According to the bill, a suspect convicted of “attempted aggravated homosexuality” can be jailed for 14 years, and the offence of “attempted homosexuality” is punishable by up to 10 years.

The offence of “homosexuality” is punishable by life imprisonment, the same punishment prescribed in a colonial-era penal code criminalising sex acts “against the order of nature.”

The bill was introduced in February by an opposition lawmaker who said his goal was to punish “promotion, recruitment and funding” related to LGBTQ+ activities in this east African country where homosexuals are widely disparaged.

The bill now goes to Museveni, who can veto or sign it into law. He suggested in a recent speech that he supports the legislation, accusing unnamed western nations of “trying to impose their practices on other people.”

“If signed into law by the president, it will render lesbian, gay and bisexual people in Uganda criminals simply for existing, for being who they are,” Turk, the UN rights chief, said in the statement. “It could provide carte blanche for the systematic violation of nearly all of their human rights and serve to incite people against each other.”

White House press secretary Karine Jean-Pierre said on Wednesday that the US had “grave concerns” about the bill, adding that it would hamper tourism and economic investment, and “damage Uganda’s reputation”.
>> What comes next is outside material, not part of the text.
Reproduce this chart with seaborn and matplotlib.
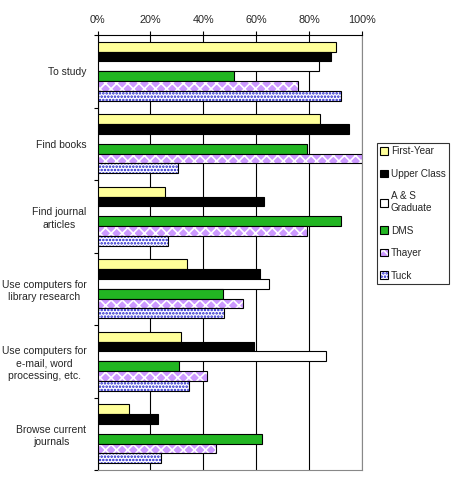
import numpy as np
import pandas as pd
import matplotlib
matplotlib.use("Agg")
import matplotlib.pyplot as plt
import matplotlib.colors as mcolors
from matplotlib.patches import Patch
import seaborn as sns

# Chart data (percent of respondents)
activities = ["To study", "Find books", "Find journal\narticles",
              "Use computers for\nlibrary research",
              "Use computers for\ne-mail, word\nprocessing, etc.",
              "Browse current\njournals"]
groups = ["First-Year", "Upper Class", "A & S\nGraduate", "DMS", "Thayer", "Tuck"]

first_year = [90.2, 84.2, 25.7, 34.0, 31.6, 12.0]
upper_class = [88.4, 95.1, 62.8, 61.3, 59.1, 22.8]
as_graduate = [83.9, np.nan, np.nan, 65.0, 86.5, np.nan]
dms = [51.7, 79.3, 92.2, 47.6, 30.9, 62.3]
thayer = [75.9, 100.0, 79.3, 55.1, 41.5, 44.9]
tuck = [92.2, 30.6, 26.8, 47.9, 34.7, 24.1]

x_ticks = [0, 20, 40, 60, 80, 100]
x_tick_labels = ["0%", "20%", "40%", "60%", "80%", "100%"]

series = [first_year, upper_class, as_graduate, dms, thayer, tuck]
rows = []
for g, vals in zip(groups, series):
    for a, v in zip(activities, vals):
        rows.append({"activity": a, "group": g, "pct": v})
df = pd.DataFrame(rows)

# Fill / hatch styles per group
faces = ["#ffff99", "#000000", "#ffffff", "#22b522", "#cc99ff", "#ffffff"]
hatches = [None, None, None, None, "xxx", "....."]
hatch_cols = [None, None, None, None, "#ffffff", "#1a1acc"]

sns.set_style("white")
plt.rcParams["font.family"] = ["Liberation Sans", "DejaVu Sans"]
plt.rcParams["hatch.linewidth"] = 1.2

fig = plt.figure(figsize=(4.54, 4.83), dpi=100)
ax = fig.add_axes([0.2148, 0.0269, 0.5826, 0.9006])

sns.barplot(data=df, y="activity", x="pct", hue="group", orient="h",
            order=activities, hue_order=groups, palette=faces,
            width=0.81, errorbar=None, edgecolor="black", linewidth=0.8,
            saturation=1, legend=False, ax=ax, zorder=3)

for i, cont in enumerate(ax.containers):
    for p in cont.patches:
        p.set_facecolor(faces[i])
        if hatches[i]:
            p.set_hatch(hatches[i])
            p._hatch_color = mcolors.to_rgba(hatch_cols[i])

ax.set_xlim(0, 100)
ax.set_ylim(5.5, -0.5)
ax.set_xlabel("")
ax.set_ylabel("")

ax.xaxis.tick_top()
ax.set_xticks(x_ticks)
ax.set_xticklabels(x_tick_labels, fontsize=7.8)
ax.tick_params(axis="x", top=True, bottom=False, direction="out",
               length=3, width=0.8, color="black", pad=4)
ax.grid(axis="x", color="black", linewidth=0.8, zorder=0)
ax.grid(axis="y", visible=False)

ax.set_yticks(range(len(activities)))
ax.set_yticklabels(activities, fontsize=7.5)
for lab in ax.get_yticklabels():
    lab.set_multialignment("center")
    lab.set_linespacing(1.3)
ax.set_yticks(np.arange(-0.5, 6, 1.0), minor=True)
ax.tick_params(axis="y", which="major", left=False, length=0, pad=8)
ax.tick_params(axis="y", which="minor", left=True, direction="out",
               length=3, width=0.8, color="black")

for side in ["left", "top"]:
    ax.spines[side].set_color("black")
    ax.spines[side].set_linewidth(0.8)
for side in ["right", "bottom"]:
    ax.spines[side].set_color("#888888")
    ax.spines[side].set_linewidth(0.8)
ax.set_axisbelow(True)

handles = []
for i, g in enumerate(groups):
    h = Patch(facecolor=faces[i], edgecolor="black", linewidth=0.8,
              hatch=hatches[i])
    if hatches[i]:
        h._hatch_color = mcolors.to_rgba(hatch_cols[i])
    handles.append(h)
leg = fig.legend(handles, groups, loc="upper left",
                 bbox_to_anchor=(0.830, 0.704), fontsize=7.2, frameon=True,
                 fancybox=False, shadow=False, handlelength=0.8,
                 handleheight=0.8, handletextpad=0.25, labelspacing=1.25,
                 borderpad=0.35, borderaxespad=0)
leg.get_frame().set_edgecolor("black")
leg.get_frame().set_linewidth(0.8)

fig.savefig("out.png", dpi=100)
Jean-Pierre added: “No one should be attacked, imprisoned, or killed simply because of who they are, or who they love.”

Anti-gay sentiment in Uganda has grown in recent weeks amid alleged reports of sodomy in boarding schools, including a prestigious one for boys where a parent accused a teacher of abusing her son. Authorities are investigating that case.

The recent decision of the Church of England to bless civil marriages of same-sex couples also has inflamed many, including some who see homosexuality as imported from abroad.

Homosexuality is criminalised in more than 30 of Africa’s 54 countries.